What responsibilities does the platform engineering team take on?
How can the platform engineering team work more efficiently and with greater focus?

Balancing Complexity for Platform Engineers

Platform engineers often face a wide range of topics to manage, and their ability to handle this complexity depends on several factors. The key is determining how many parameters they need to manage, how much detail is required, and how much responsibility they carry. If an engineer is responsible for only a subset of parameters in a complex system, the workload may be manageable. However, as their responsibilities increase—requiring them to lead and balance multiple parameters—the complexity becomes more difficult to handle.

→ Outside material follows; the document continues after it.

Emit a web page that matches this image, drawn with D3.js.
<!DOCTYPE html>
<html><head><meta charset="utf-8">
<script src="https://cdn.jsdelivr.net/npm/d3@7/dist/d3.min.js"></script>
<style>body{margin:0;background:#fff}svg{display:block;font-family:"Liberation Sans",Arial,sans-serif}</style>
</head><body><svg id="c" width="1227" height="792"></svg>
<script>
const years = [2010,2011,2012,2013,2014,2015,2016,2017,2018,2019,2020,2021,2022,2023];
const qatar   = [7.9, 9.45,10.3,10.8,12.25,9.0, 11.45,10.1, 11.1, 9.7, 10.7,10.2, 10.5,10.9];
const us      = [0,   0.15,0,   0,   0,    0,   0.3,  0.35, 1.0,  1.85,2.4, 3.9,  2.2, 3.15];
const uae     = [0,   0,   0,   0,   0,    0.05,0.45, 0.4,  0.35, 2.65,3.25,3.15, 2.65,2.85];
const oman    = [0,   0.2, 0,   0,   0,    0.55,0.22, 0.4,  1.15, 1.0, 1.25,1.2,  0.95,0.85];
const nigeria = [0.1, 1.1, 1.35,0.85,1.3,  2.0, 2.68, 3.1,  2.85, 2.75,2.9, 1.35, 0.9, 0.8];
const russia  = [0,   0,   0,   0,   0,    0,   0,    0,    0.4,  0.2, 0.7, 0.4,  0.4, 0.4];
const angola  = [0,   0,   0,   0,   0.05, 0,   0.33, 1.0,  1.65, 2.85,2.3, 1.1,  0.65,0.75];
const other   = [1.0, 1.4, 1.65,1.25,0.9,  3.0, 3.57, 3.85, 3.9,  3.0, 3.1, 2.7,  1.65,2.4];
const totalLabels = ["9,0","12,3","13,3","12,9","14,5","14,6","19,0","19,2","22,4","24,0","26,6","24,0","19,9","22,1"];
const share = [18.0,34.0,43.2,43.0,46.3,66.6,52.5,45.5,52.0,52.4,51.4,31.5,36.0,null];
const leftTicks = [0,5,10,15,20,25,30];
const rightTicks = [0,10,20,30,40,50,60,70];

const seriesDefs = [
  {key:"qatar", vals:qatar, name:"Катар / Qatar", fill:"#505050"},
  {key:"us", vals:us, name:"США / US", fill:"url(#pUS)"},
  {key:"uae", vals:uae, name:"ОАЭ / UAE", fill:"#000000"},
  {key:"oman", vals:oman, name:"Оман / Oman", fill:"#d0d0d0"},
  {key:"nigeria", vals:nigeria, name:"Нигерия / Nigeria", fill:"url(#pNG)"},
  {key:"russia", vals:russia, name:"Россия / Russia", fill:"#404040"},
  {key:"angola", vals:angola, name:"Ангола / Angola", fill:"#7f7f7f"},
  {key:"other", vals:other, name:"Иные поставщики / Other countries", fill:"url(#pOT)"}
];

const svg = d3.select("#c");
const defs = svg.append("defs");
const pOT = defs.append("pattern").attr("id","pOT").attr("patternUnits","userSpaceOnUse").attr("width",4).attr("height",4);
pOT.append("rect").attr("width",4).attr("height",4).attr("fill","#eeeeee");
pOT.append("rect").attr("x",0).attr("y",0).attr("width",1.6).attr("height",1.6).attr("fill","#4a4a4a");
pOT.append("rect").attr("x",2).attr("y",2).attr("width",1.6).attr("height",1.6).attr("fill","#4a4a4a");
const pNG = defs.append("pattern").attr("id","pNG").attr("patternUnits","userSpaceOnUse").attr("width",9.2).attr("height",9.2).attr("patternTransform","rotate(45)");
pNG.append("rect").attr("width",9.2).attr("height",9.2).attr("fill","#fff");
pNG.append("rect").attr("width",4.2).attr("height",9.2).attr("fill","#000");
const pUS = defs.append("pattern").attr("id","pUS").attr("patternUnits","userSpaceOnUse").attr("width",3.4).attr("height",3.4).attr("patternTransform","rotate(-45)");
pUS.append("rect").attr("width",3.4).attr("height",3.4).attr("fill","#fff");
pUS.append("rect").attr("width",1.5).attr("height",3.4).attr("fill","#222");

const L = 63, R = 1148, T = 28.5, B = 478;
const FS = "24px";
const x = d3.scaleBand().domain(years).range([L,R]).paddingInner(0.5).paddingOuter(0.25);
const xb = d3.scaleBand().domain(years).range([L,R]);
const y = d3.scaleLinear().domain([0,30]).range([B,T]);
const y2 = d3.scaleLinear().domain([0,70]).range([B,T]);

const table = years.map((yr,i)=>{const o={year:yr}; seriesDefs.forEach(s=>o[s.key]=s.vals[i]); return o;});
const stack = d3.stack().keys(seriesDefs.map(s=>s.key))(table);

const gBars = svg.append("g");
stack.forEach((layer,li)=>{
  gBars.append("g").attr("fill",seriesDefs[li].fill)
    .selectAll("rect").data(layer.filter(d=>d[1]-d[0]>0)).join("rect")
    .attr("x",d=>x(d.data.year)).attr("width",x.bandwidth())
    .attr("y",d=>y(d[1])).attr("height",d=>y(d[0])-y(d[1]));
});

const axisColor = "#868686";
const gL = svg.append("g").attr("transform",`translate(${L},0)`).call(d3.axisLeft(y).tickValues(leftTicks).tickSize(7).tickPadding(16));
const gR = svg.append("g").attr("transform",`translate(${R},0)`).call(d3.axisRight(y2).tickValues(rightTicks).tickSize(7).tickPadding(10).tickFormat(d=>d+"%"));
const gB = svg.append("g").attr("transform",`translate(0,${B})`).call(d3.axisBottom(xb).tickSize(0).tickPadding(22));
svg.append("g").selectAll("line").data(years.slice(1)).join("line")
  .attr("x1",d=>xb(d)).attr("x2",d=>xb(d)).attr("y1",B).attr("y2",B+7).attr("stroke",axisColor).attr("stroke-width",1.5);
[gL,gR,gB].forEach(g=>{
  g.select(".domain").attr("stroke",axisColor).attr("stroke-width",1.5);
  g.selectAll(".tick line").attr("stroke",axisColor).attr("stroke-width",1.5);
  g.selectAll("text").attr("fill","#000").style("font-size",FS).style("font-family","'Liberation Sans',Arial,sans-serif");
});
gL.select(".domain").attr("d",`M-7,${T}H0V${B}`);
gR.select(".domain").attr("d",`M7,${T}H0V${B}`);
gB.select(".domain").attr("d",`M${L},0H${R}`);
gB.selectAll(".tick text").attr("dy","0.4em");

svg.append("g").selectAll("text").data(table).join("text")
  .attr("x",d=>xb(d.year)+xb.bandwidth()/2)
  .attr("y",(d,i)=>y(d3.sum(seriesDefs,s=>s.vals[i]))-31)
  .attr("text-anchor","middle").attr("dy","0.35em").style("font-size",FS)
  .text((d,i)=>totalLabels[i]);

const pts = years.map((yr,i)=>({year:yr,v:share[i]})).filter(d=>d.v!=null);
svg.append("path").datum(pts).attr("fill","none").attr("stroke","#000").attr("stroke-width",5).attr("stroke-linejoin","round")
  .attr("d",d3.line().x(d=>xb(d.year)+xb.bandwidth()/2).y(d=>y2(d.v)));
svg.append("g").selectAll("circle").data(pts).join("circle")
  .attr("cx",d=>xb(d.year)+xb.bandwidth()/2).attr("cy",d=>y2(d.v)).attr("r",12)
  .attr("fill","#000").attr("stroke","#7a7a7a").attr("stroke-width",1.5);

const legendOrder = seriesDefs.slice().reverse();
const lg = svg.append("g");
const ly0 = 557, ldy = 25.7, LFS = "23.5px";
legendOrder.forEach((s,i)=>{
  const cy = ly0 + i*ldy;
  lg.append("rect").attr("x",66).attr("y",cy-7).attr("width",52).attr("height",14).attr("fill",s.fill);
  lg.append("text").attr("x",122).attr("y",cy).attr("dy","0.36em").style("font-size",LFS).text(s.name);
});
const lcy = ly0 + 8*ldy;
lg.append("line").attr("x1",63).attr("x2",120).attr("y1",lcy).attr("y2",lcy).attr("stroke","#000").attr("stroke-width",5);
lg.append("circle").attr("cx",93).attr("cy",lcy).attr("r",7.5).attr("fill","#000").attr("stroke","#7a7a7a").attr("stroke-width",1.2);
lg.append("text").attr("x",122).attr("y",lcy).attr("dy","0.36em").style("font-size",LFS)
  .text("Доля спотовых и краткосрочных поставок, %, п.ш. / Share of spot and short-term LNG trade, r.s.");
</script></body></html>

Fig 15. Parameter x Responsibility Matrix to scope complexity for individual engineers (just an orientation)

Cloud Infrastructure: A Shared Responsibility

The adoption of cloud-native technologies cannot be limited to the platform engineering or infrastructure team alone. Building and managing cloud infrastructure is inherently a shared responsibility involving multiple teams.

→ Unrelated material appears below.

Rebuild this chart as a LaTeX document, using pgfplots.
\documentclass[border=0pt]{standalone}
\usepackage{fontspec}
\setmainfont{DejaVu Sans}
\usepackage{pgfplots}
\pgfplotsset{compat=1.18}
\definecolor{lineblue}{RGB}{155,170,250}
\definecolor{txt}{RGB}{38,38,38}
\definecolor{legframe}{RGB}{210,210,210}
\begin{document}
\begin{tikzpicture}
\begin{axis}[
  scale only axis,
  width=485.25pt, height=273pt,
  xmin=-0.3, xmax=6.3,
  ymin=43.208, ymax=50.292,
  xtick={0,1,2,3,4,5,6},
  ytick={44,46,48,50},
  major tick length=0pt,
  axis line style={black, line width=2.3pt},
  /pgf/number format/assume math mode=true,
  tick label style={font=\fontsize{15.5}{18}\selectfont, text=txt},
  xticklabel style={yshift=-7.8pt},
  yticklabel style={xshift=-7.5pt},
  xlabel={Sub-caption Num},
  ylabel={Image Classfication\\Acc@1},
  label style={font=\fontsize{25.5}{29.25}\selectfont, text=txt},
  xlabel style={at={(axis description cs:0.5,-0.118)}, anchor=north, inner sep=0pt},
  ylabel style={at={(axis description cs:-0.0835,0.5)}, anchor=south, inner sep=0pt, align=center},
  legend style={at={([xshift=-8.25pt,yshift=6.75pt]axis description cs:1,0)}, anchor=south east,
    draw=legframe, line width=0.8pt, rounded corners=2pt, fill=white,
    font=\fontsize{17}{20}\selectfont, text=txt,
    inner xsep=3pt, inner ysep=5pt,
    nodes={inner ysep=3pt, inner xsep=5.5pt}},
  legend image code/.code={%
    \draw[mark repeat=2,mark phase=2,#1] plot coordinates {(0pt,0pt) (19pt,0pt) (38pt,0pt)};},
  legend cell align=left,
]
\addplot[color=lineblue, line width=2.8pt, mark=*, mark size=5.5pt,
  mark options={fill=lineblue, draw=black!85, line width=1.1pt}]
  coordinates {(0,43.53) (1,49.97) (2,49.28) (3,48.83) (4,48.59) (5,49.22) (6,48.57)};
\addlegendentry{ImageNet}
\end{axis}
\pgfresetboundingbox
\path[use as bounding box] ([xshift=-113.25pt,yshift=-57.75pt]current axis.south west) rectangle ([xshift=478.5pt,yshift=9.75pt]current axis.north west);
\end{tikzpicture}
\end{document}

Fig 16. Building a cloud platform is a shared responsibility

The diagram above highlights the topics a platform engineering team often deals with. Working with Kubernetes is already complex, and when advocacy, cross-team communication, and engineering tasks are added, the scope of work expands even further. Simplifying Kubernetes or related systems could make tasks like change management more manageable.

Ultimately, managing complexity depends on the engineer's ability to assess how many topics and parameters they can handle, how much responsibility they are willing to take on, and how well they can balance these demands within their role.

Summary

The cloud native ecosystem built around Kubernetes provides a solid foundation for creating cloud environments. The notion of this text is to build towards the idea of evolving Kubernetes beyond its container-centric origins, positioning it as a more flexible workload orchestrator by transitioning towards a Cloud Native Platform mindset that’s build on interoperability. Integrating a module approach (puzzle) with the platform approach (tree).